When Hate-Mailers Are Narcissist Predators
Recently, I attended a class on writing columns for newspapers or magazines at the San Francisco Writers Conference. Our leader, Suzette Standring, did a marvelous job, but at the very ending of class something happened which needs further addressing: Recognizing narcissist-predators who hate-mail you.
A lady near me expressed concern that, while her blog had received 4.5 stars, the half-star-down was due to one individual’s enormously unhappy comments about her, her ideas, and ending with an actual personal attack on the author.
I could see the hurt on her face. She wondered aloud what she could have done differently and sought advice from her class members.
There was genuine compassion for her. Feedback included, “You cannot please everyone,” and all comments were in the direction of commiseration and getting past it. Yet the woman’s experience was so grave and disheartening.
I wanted to solve this potential hazard because my perspective came from an entirely different experience.
I had worked counterintelligence in the FBI for nearly three decades. Along with that came a certain degree of profiling of personalities. With it was a rather different perception of when such things happen and what they mean.
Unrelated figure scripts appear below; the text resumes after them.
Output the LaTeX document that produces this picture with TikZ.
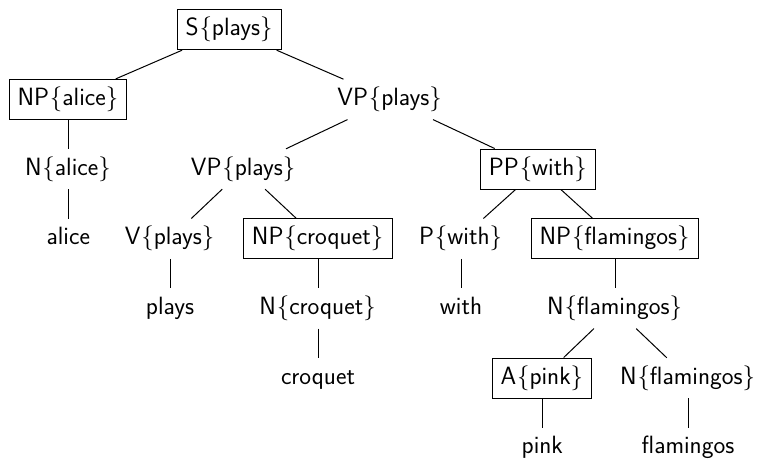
\documentclass[tikz,border=0pt]{standalone}
\begin{document}
\begin{tikzpicture}[x=1pt,y=-1pt,
  lab/.style={inner xsep=8pt, inner ysep=7.5pt, text height=18.75pt, text depth=6.25pt,
    font=\sffamily\fontsize{25}{30}\selectfont},
  boxed/.style={lab, draw, line width=1pt},
  edge/.style={line width=1pt}]
\useasboundingbox (0,0) rectangle (757,458);
\newcommand{\lb}{\kern0.8pt$\{$}
\newcommand{\rb}{$\}$\kern0.8pt}
\def\ya{29.7}\def\yb{99.4}\def\yc{169.0}\def\yd{238.7}\def\ye{308.4}\def\yf{378.0}\def\yg{447.7}
\node[boxed] (S) at (229.5,\ya) {S\lb plays\rb};
\node[boxed] (NPa) at (68.3,\yb) {NP\lb alice\rb};
\node[lab] (VP1) at (390,\yb) {VP\lb plays\rb};
\node[lab] (Na) at (68.3,\yc) {N\lb alice\rb};
\node[lab] (VP2) at (243.5,\yc) {VP\lb plays\rb};
\node[boxed] (PP) at (538.3,\yc) {PP\lb with\rb};
\node[lab] (alice) at (68.3,\yd) {alice};
\node[lab] (V) at (170,\yd) {V\lb plays\rb};
\node[boxed] (NPc) at (318,\yd) {NP\lb croquet\rb};
\node[lab] (P) at (461,\yd) {P\lb with\rb};
\node[boxed] (NPf) at (615,\yd) {NP\lb flamingos\rb};
\node[lab] (plays) at (170,\ye) {plays};
\node[lab] (Nc) at (318,\ye) {N\lb croquet\rb};
\node[lab] (with) at (461,\ye) {with};
\node[lab] (Nf) at (615,\ye) {N\lb flamingos\rb};
\node[lab] (croquet) at (318,\yf) {croquet};
\node[boxed] (A) at (542.3,\yf) {A\lb pink\rb};
\node[lab] (Nf2) at (688,\yf) {N\lb flamingos\rb};
\node[lab] (pink) at (542.3,\yg) {pink};
\node[lab] (flamingos) at (688,\yg) {flamingos};
\draw[edge] (S) -- (NPa);
\draw[edge] (S) -- (VP1);
\draw[edge] (NPa) -- (Na);
\draw[edge] (Na) -- (alice);
\draw[edge] (VP1) -- (VP2);
\draw[edge] (VP1) -- (PP);
\draw[edge] (VP2) -- (V);
\draw[edge] (VP2) -- (NPc);
\draw[edge] (V) -- (plays);
\draw[edge] (NPc) -- (Nc);
\draw[edge] (Nc) -- (croquet);
\draw[edge] (PP) -- (P);
\draw[edge] (PP) -- (NPf);
\draw[edge] (P) -- (with);
\draw[edge] (NPf) -- (Nf);
\draw[edge] (Nf) -- (A);
\draw[edge] (Nf) -- (Nf2);
\draw[edge] (A) -- (pink);
\draw[edge] (Nf2) -- (flamingos);
\end{tikzpicture}
\end{document}
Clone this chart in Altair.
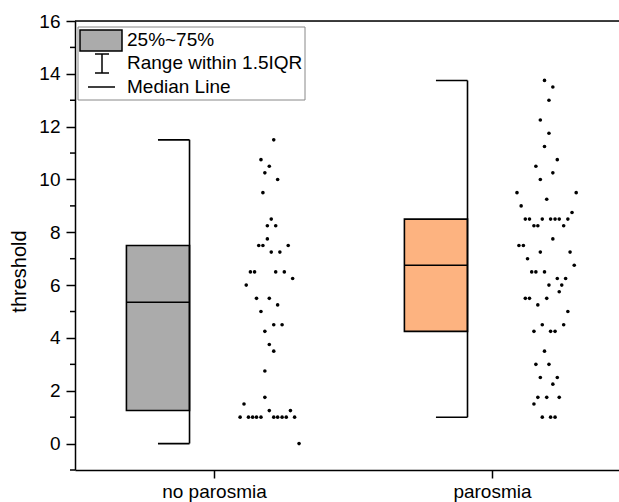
import altair as alt
import pandas as pd

# ---- data ----
categories = ["no parosmia", "parosmia"]
cat_pos = [1, 2]
q1 = [1.25, 4.25]
q3 = [7.5, 8.5]
median = [5.35, 6.75]
whisk_lo = [0.0, 1.0]
whisk_hi = [11.5, 13.75]
box_colors = ["#ABABAB", "#FDB380"]
major_ticks = list(range(0, 17, 2))
minor_ticks = list(range(-1, 16, 2))

# no parosmia raw points: value, jitter offset (x units from category)
np_vals = [11.5, 10.75, 10.5, 10.25, 10.0, 9.5, 8.5, 8.25, 8.25, 7.75,
           7.5, 7.5, 7.5, 7.25, 7.25, 6.5, 6.5, 6.5, 6.5, 6.25,
           6.0, 5.5, 5.5, 5.25, 5.0, 4.5, 4.5, 4.25, 3.75, 3.5,
           2.75, 1.75, 1.5, 1.25, 1.25,
           1.0, 1.0, 1.0, 1.0, 1.0, 1.0, 1.0, 1.0, 1.0, 1.0, 0.0]
np_jit = [0.215, 0.169, 0.199, 0.183, 0.229, 0.176, 0.206, 0.192, 0.222, 0.192,
          0.161, 0.176, 0.267, 0.206, 0.237, 0.131, 0.146, 0.222, 0.253, 0.283,
          0.116, 0.153, 0.199, 0.229, 0.169, 0.215, 0.245, 0.183, 0.199, 0.215,
          0.183, 0.183, 0.108, 0.199, 0.275,
          0.094, 0.124, 0.139, 0.153, 0.169, 0.215, 0.229, 0.245, 0.260, 0.290, 0.306]

# parosmia raw points
p_vals = [13.75, 13.5, 13.0, 12.25, 11.75, 11.25, 10.75, 10.5, 10.25, 10.0,
          9.5, 9.5, 9.25, 9.0, 8.75,
          8.5, 8.5, 8.5, 8.5, 8.5, 8.5, 8.5,
          8.25, 8.25, 8.25, 7.75, 7.5, 7.5, 7.25, 7.25, 7.0, 6.75,
          6.5, 6.5, 6.5, 6.25, 6.25, 6.0, 6.0, 5.75,
          5.5, 5.5, 5.5, 5.25, 5.0, 4.5, 4.5, 4.25, 4.25, 4.25,
          3.5, 3.0, 3.0, 2.5, 2.5, 2.25, 1.75, 1.75, 1.75, 1.5,
          1.0, 1.0, 1.0]
p_jit = [0.189, 0.219, 0.205, 0.174, 0.205, 0.189, 0.235, 0.158, 0.219, 0.174,
         0.090, 0.303, 0.197, 0.105, 0.288,
         0.120, 0.135, 0.181, 0.211, 0.227, 0.242, 0.273,
         0.151, 0.165, 0.258, 0.219, 0.097, 0.113, 0.174, 0.281, 0.128, 0.296,
         0.143, 0.158, 0.189, 0.235, 0.265, 0.205, 0.251, 0.242,
         0.120, 0.135, 0.197, 0.165, 0.273, 0.181, 0.258, 0.151, 0.211, 0.227,
         0.189, 0.158, 0.205, 0.174, 0.235, 0.219, 0.165, 0.197, 0.242, 0.151,
         0.181, 0.211, 0.227]

# ---- build tables ----
BOX_L, BOX_R, CAP_L = -0.315, -0.088, -0.2015

pts = pd.DataFrame({
    "x": [cat_pos[0] + j for j in np_jit] + [cat_pos[1] + j for j in p_jit],
    "v": np_vals + p_vals,
})
box = pd.DataFrame({
    "cat": categories,
    "xl": [c + BOX_L for c in cat_pos],
    "xr": [c + BOX_R for c in cat_pos],
    "xc": [c + CAP_L for c in cat_pos],
    "q1": q1, "q3": q3, "med": median, "lo": whisk_lo, "hi": whisk_hi,
})

xscale = alt.Scale(domain=[0.5, 2.457], nice=False, zero=False)
yscale = alt.Scale(domain=[-1, 16], nice=False, zero=False)

xaxis = alt.Axis(values=cat_pos, title=None, grid=False, tickSize=8,
                 labelPadding=4, labelFontSize=19,
                 labelExpr="datum.value == 1 ? 'no parosmia' : 'parosmia'")
yaxis = alt.Axis(values=major_ticks, title="threshold", grid=False,
                 tickSize=9, labelFontSize=19, labelPadding=6, titleFontSize=20,
                 titleFontWeight="normal", titlePadding=9, titleY=250)

points = alt.Chart(pts).mark_circle(size=13, color="black", opacity=1).encode(
    x=alt.X("x:Q", scale=xscale, axis=xaxis),
    y=alt.Y("v:Q", scale=yscale, axis=yaxis),
)

bars = alt.Chart(box).mark_rect(stroke="black", strokeWidth=1.6).encode(
    x="xl:Q", x2="xr:Q", y="q1:Q", y2="q3:Q",
    fill=alt.Fill("cat:N", scale=alt.Scale(domain=categories, range=box_colors), legend=None),
)
med = alt.Chart(box).mark_rule(color="black", strokeWidth=1.6).encode(
    x="xl:Q", x2="xr:Q", y="med:Q")
whisk = alt.Chart(box).mark_rule(color="black", strokeWidth=1.6).encode(
    x="xr:Q", y="lo:Q", y2="hi:Q")
cap_hi = alt.Chart(box).mark_rule(color="black", strokeWidth=1.6).encode(
    x="xc:Q", x2="xr:Q", y="hi:Q")
cap_lo = alt.Chart(box).mark_rule(color="black", strokeWidth=1.6).encode(
    x="xc:Q", x2="xr:Q", y="lo:Q")

top = alt.Chart(pd.DataFrame({"t": [16]})).mark_rule(color="black", strokeWidth=1.5).encode(
    y="t:Q")
minor = alt.Chart(pd.DataFrame({"m": minor_ticks})).mark_rule(
    color="black", strokeWidth=1.5).encode(
    x=alt.value(-5), x2=alt.value(0), y="m:Q")

# ---- legend ----
one = pd.DataFrame({"a": [0]})
leg_frame = alt.Chart(one).mark_rect(fill="white", stroke="#888888", strokeWidth=1).encode(
    x=alt.value(3), x2=alt.value(230), y=alt.value(6), y2=alt.value(79))
leg_sw = alt.Chart(one).mark_rect(fill="#ABABAB", stroke="black", strokeWidth=1.5).encode(
    x=alt.value(5), x2=alt.value(47), y=alt.value(9), y2=alt.value(30))
leg_wv = alt.Chart(one).mark_rule(color="black", strokeWidth=1.5).encode(
    x=alt.value(27), y=alt.value(33), y2=alt.value(52))
leg_wt = alt.Chart(one).mark_rule(color="black", strokeWidth=1.5).encode(
    x=alt.value(20), x2=alt.value(34), y=alt.value(33))
leg_wb = alt.Chart(one).mark_rule(color="black", strokeWidth=1.5).encode(
    x=alt.value(20), x2=alt.value(34), y=alt.value(52))
leg_med = alt.Chart(one).mark_rule(color="black", strokeWidth=1.5).encode(
    x=alt.value(13), x2=alt.value(40), y=alt.value(66))
leg_texts = []
for txt, yy in [("25%~75%", 19), ("Range within 1.5IQR", 42), ("Median Line", 66)]:
    leg_texts.append(alt.Chart(one).mark_text(align="left", baseline="middle",
                                              fontSize=19, color="black").encode(
        x=alt.value(52), y=alt.value(yy), text=alt.value(txt)))

chart = alt.layer(
    bars, med, whisk, cap_hi, cap_lo, points, top, minor,
    leg_frame, leg_sw, leg_wv, leg_wt, leg_wb, leg_med, *leg_texts
).properties(
    width=544, height=449,
    autosize=alt.AutoSizeParams(type="none"),
    padding={"left": 75, "top": 21, "right": 0, "bottom": 32},
).configure_view(stroke=None).configure(
    font="Liberation Sans",
).configure_axis(
    domainColor="black", domainWidth=1.5, tickColor="black", tickWidth=1.5,
    labelColor="black", titleColor="black",
)

chart.save("out.html", embed_options={"renderer": "svg", "actions": False})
It is not a matter of taking the attack of a nemesis to heart, feeling bad about it, and suffering at some level, sometimes even questioning if one should continue to write columns.
Granted, some readers will make comments that truly are intended to be constructive criticism, and you should be thankful for them. But there is a clear distinction between those individuals and the one who makes a hate-filled attack.
The man who wrote so violently was, of course, a bully, which everyone understood, but he was much more than that.
The category in which this person fits is a combination of two defective personality traits—narcissist and predator. When married in the same brain, they become one of the worst that you could ever deal with—a narcissist-predator.
The personal psychological outlook of these individuals—be they men or women—is:
It is all about me, and I don’t care whether you live or die.
I used the example of macho drivers in Miami who, from the far-left lane, cut diagonally across four lanes of traffic, just so they can make their right turn off the highway. Almost anyone else confronted with this problem would either prepare better in their lane choice, or drive on a little farther and make the turn when it is safe. But not these individuals. They feel they have the right to do whatever they choose, and then go about doing it—the rest of you be damned.
Reactions from fellow drivers are yelling at the crazy man, tooting their horns, and showing the car and driver their middle finger, as they are left in his dust. Hopefully, there will have been no accidents as byproducts of this atrocious behavior. Then all will resume with the man dangerously on his way. But my take is different.
I will sit, right where I was as the man tore across the road, and begin to laugh.
Sometimes the person in a nearby car, and always those in mine, still upset at what had happened, cannot possibly imagine what I am thinking. But it is quite simple.
In ten seconds, the seeming madman has given us his personality profile. It is all about him, and he doesn’t care if we live or die. Further, I explained to my fellow classmates, this man would be going home that same night and would likely beat his wife—because that is what he is. His world does not just revolve around himself; his entire world is him, and no one else is even in a close second place.
With this, my instructor and classmates seemed surprised, but took it all in.
My point was partially summed up by another student, “Haters gonna hate.” But it is really more, and a bit different.
The narcissist-predator brains do not really hate, although it may look like that to the unschooled. Their actions have nothing to do with the thoughts or feelings of the one being hurt. Those left in their emotional wake are far from something they would even consider.
My admonition to my classmates was not to feel the hurt and then get over it, but to realize—and as immediately as possible—that their nemesis is really a narcissist-predator. He is not trying to be constructive in his criticism, and he doesn’t really have a point that is worth making, you see, because his perspective is so far off the mark from “the rest of us.”
Assess him quickly, fast enough so you don’t let his so-negative vibes ruin your day. Keep yourself standing outside of whatever box he is in, and if you begin to find yourself there, quick like a bunny, jump out of it, then turn around to see the death and destruction that these defective personalities leave littered behind them. Don’t let yourself get caught in the jetsam-filled waters.
If you can, mentally, stand back, with a psychological-first-responder’s brain, and realize almost immediately what you are dealing with. You, too, might be able to laugh at what has happened, because nothing he has written or said is really about you.
Not even, “Ignore it,” is a proper reaction, because then he has made it in under your skin. Don’t let him in. And it isn’t even like the water running off of a duck’s back, because that still puts you near to him, far too close to his personal variation of crazy.
The goal of this essay is for you, the writer, to be able to analyze what has come at you, perceive the emitter of the information, and realize this has nothing to do with you, what you have written, and is so far away from the meritorious validity of your piece that you actually can laugh, because you do understand what just occurred. You have escaped the clutches of a narcissist-predator and are better off for it.
Then when a nearby friend, somewhat astonished, asks you in a bewildered fashion, what you could possibly be laughing at, now you can tell her. That friend, too, might be able to laugh when this happens in her future.